William Cohen
Sequential learning methods for partitioning problems
One interesting special case of statistical relational learning is
sequential learning, in which the goal is to learn a sequentially
correlated set of decisions. Sequential learning has been used on a
diverse set of tasks including gene-finding, noun-phrase chunking,
named entity recognition, and document analysis. I will review two
well-studied approaches to sequential learning: conditional random
fields (CRFs), and maximum-entropy Markov models (MEMMs), and then
describe a new sequential learning scheme called ``stacked sequential
learning''.
Stacked sequential learning is a meta-learning algorithm, in which an
arbitrary base learner is augmented so as make it aware of the labels
of nearby examples. I will present experimental results on several
``sequential partitioning problems'', which are characterized by long
runs of identical labels, and show that on such problems MEMMs are
unstable, while CRFs and sequential stacking is not. I will also show
that on these problems, sequential stacking usually improves the
performance of non-sequential base learners; that it often improves
the performance of CRFs, and that a sequentially stacked
maximum-entropy learner often outperforms CRFs.
Hendrik Blockeel
Experiment databases: A novel methodology for experimental research
Data mining and machine learning are to some extent experimental
sciences: a lot of insight in the behaviour of algorithms is
obtained by implementing them and studying how they behave when run
on datasets. Performing experiments is a non-trivial task in this area:
performance of algorithms on datasets can be characterized in many different
ways and is influenced by many parameters of the algorithms and the datasets.
As a result, experiments need to be set up with care, and results need to be
interpreted with caution.
In this talk we will discuss the concept of "experiment databases" as the
basis of a new and improved experimental methodology for machine learning and
data mining. The basic idea behind experiment databases is that instead of
setting up experiments to answer specific research questions, large sets of
experiments are performed automatically and stored in a database, and
specific research questions are answered by querying that database.

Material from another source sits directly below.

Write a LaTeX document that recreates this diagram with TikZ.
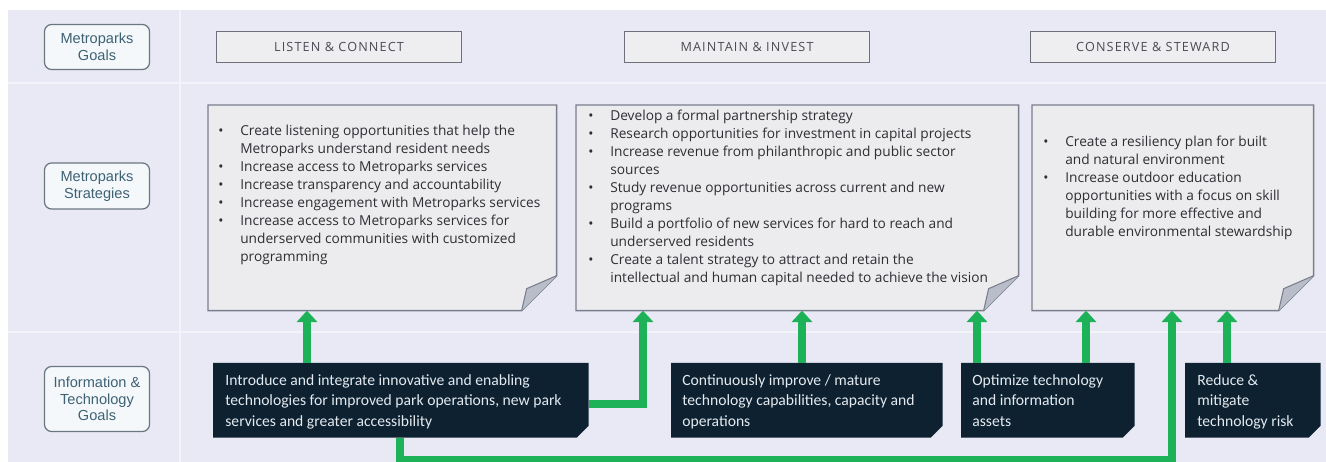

The proposed methodology has numerous advantages of the classical one.
However, in order to exploit these optimally, several research challenges
need to be addressed. We will discuss these challenges as well as the
potential impact of the proposed methodology.
Maarten van Someren
Bias-variance analysis: What is it and why is it useful?
Bias-variance analysis analyses prediction errors into components that
have different causes. This talk will summarise the concept, show why
it is important, using an analysis of different solutions to a
real-world learning problem and conclude with guidelines on how to use
bias-variance analysis in data mining and machine learning.